WHAT TO PRODUCE: Every record should be written out exactly, with the pictures left out.

DATA SUPPLIED:
_ _ _ _ _
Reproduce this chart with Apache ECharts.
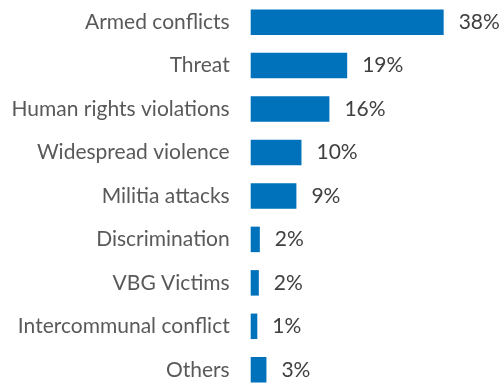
<!DOCTYPE html>
<html>
<head>
<meta charset="utf-8">
<script src="https://cdn.jsdelivr.net/npm/echarts@6/dist/echarts.min.js"></script>
<style>
html,body{margin:0;padding:0;background:#fff;}
#chart{width:500px;height:385px;}
</style>
</head>
<body>
<div id="chart"></div>
<script>
const categories = ["Armed conflicts","Threat","Human rights violations","Widespread violence","Militia attacks","Discrimination","VBG Victims","Intercommunal conflict","Others"];
const values = [38, 19, 15.5, 10, 9, 1.8, 1.6, 1.3, 3.1];

const chart = echarts.init(document.getElementById('chart'), null, {renderer:'canvas'});
chart.setOption({
  animation: false,
  grid: {left: 250.7, width: 195.5, top: 0.4, height: 391.1, containLabel: false, outerBoundsMode: 'none'},
  xAxis: {type:'value', min:0, max:38.5, show:false},
  yAxis: {
    type:'category', inverse:true, data: categories,
    axisLine:{show:false}, axisTick:{show:false}, splitLine:{show:false},
    axisLabel:{margin:21, fontFamily:'Lato', fontSize:21, color:'#595959'}
  },
  series:[{
    type:'bar', data: values, barWidth: 25.5,
    itemStyle:{color:'#0072BC'},
    label:{show:true, position:'right', distance:15, fontFamily:'Lato', fontSize:21, color:'#404040',
      formatter: p => Math.round(p.value) + '%'}
  }]
});
</script>
</body>
</html>
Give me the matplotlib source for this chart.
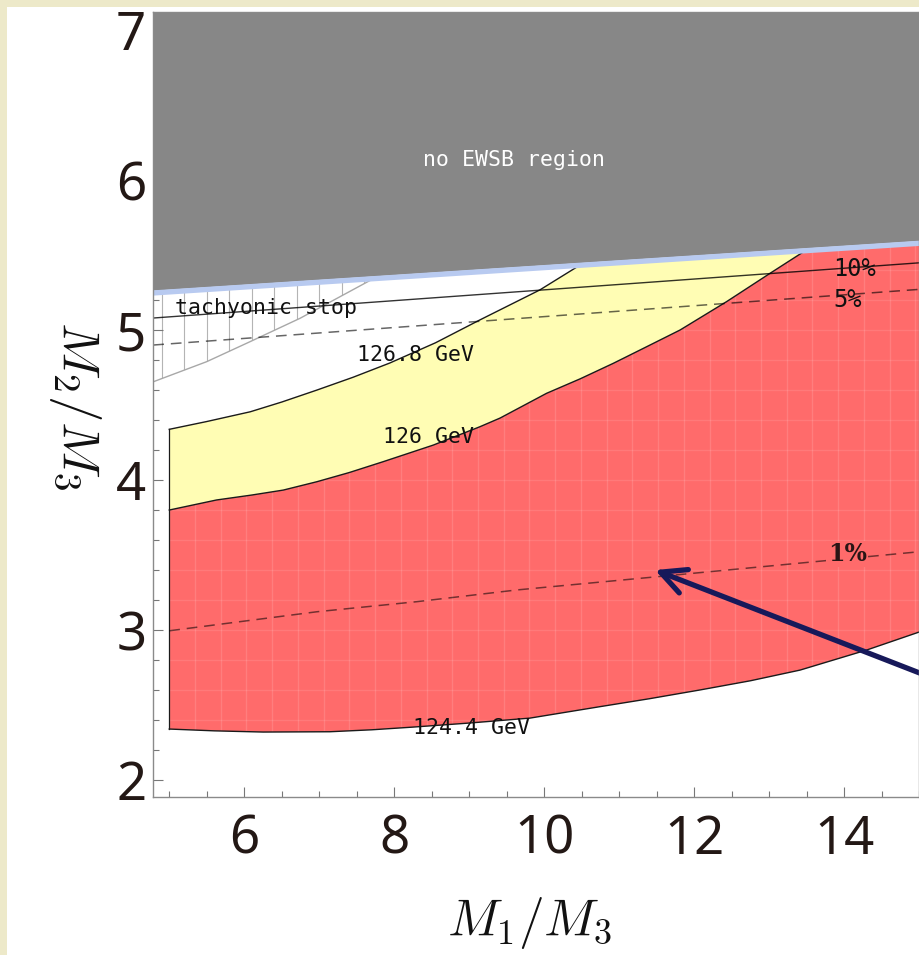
_ _ _ _ _
TASK RESPONSE:
Reproduce this chart with Apache ECharts.
<!DOCTYPE html>
<html>
<head>
<meta charset="utf-8">
<script src="https://cdn.jsdelivr.net/npm/echarts@6/dist/echarts.min.js"></script>
<style>
html,body{margin:0;padding:0;background:#fff;}
#chart{width:500px;height:385px;}
</style>
</head>
<body>
<div id="chart"></div>
<script>
const categories = ["Armed conflicts","Threat","Human rights violations","Widespread violence","Militia attacks","Discrimination","VBG Victims","Intercommunal conflict","Others"];
const values = [38, 19, 15.5, 10, 9, 1.8, 1.6, 1.3, 3.1];

const chart = echarts.init(document.getElementById('chart'), null, {renderer:'canvas'});
chart.setOption({
  animation: false,
  grid: {left: 250.7, width: 195.5, top: 0.4, height: 391.1, containLabel: false, outerBoundsMode: 'none'},
  xAxis: {type:'value', min:0, max:38.5, show:false},
  yAxis: {
    type:'category', inverse:true, data: categories,
    axisLine:{show:false}, axisTick:{show:false}, splitLine:{show:false},
    axisLabel:{margin:21, fontFamily:'Lato', fontSize:21, color:'#595959'}
  },
  series:[{
    type:'bar', data: values, barWidth: 25.5,
    itemStyle:{color:'#0072BC'},
    label:{show:true, position:'right', distance:15, fontFamily:'Lato', fontSize:21, color:'#404040',
      formatter: p => Math.round(p.value) + '%'}
  }]
});
</script>
</body>
</html>
Give me the matplotlib source for this chart.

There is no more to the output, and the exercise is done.